The adhesive A is an UV curable adhesive. Examples applicable as the adhesive A may include an acrylic-based adhesive, a modified acrylate-based adhesive, a silicone-based adhesive, a modified silicone-based adhesive, and an urethan-based adhesive. Advantages of using the modified acrylate-based adhesive lie in that the adhesive A is curable by UV light irradiation for a short time such as several seconds, and that the position of the optical glass component 11 is easily adjusted during curing of the adhesive A. In place of the UV curable adhesive, a two-liquid curable epoxy-based adhesive and a temperature curable adhesive may be employed.
After the optical glass component 11 is placed on the abutting joints 13, the adhesive A is applied so as to be in contact with both of a part of the end face 11a of the optical glass component 11 and a part of the bottom face 12b of the recess D of the frame 12 facing each other.

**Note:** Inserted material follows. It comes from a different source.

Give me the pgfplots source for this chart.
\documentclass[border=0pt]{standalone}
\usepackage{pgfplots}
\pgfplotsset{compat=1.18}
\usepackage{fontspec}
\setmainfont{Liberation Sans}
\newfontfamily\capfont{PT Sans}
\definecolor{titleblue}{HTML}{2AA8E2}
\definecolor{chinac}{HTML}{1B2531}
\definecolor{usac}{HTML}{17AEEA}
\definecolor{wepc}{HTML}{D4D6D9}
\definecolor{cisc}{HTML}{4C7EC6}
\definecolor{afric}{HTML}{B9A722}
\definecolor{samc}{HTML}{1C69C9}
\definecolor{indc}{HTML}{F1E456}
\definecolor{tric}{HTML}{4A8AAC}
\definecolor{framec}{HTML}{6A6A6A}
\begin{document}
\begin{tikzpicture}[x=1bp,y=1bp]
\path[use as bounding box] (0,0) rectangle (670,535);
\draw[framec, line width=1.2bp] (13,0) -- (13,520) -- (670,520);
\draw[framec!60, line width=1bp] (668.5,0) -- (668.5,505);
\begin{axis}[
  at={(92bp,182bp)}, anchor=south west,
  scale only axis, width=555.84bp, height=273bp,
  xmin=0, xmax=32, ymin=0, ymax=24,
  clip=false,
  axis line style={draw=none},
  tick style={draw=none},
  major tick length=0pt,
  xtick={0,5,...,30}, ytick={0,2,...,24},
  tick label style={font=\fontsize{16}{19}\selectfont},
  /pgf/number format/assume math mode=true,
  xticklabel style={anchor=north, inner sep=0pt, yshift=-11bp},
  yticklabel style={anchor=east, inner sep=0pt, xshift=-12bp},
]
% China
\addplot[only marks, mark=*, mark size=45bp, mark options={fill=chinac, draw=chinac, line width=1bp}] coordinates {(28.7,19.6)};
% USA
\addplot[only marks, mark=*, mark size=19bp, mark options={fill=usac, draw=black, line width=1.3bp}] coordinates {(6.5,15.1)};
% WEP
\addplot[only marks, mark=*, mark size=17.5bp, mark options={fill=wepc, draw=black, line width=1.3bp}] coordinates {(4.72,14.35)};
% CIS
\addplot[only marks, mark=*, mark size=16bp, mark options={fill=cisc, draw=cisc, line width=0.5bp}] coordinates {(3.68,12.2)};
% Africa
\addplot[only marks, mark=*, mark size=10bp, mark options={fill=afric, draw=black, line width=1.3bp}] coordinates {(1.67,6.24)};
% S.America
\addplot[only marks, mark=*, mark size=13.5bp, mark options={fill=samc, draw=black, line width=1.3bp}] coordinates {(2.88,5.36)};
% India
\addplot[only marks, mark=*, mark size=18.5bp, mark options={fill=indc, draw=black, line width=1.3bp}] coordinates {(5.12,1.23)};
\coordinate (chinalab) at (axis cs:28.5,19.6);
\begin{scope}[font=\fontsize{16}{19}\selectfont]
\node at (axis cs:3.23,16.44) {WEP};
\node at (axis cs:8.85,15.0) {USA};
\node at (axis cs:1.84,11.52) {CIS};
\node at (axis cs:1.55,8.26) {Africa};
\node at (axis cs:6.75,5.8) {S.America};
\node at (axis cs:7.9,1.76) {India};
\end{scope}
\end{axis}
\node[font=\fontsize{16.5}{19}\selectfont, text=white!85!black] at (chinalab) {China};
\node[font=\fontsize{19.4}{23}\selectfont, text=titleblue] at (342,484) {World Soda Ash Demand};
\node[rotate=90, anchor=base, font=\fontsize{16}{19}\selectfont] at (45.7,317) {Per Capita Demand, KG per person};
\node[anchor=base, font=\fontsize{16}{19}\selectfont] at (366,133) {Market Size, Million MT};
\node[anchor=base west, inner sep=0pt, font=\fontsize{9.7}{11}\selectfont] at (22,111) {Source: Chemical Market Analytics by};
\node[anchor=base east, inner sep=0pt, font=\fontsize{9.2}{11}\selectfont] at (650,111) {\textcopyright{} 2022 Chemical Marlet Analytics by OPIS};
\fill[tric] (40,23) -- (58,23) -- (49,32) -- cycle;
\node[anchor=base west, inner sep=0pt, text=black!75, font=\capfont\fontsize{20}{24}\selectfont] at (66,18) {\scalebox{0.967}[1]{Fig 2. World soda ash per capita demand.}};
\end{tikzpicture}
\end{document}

Here, the adhesive A is not in contact with the side face 12c of the recess D and kept separate from the side face 12c.
As to be described in more detail later, because the adhesive A is kept separate from the side face 12c of the recess D, a relation represented by the following expression (1) is satisfied between X and Y:
2X≤Y (1)
where X represents an interval between the end face 11a of the optical glass component 11 and the bottom face 12b of the recess D of the frame 12, and Y represents the thixotropic ratio Y of the adhesive A before curing.
When the optical device including the optical component fixed with the adhesive is exposed in a high-temperature high-humidity environment, a thermal shock, or a temperature cycle condition, the positional shift of the optical component may occur due to a change in volume of the adhesive, e.g., the expansion or contraction of the adhesive, and a decrease in adhesive strength and a decrease in shock resistance may occur due to changes in mechanical property and stress distribution of the adhesive.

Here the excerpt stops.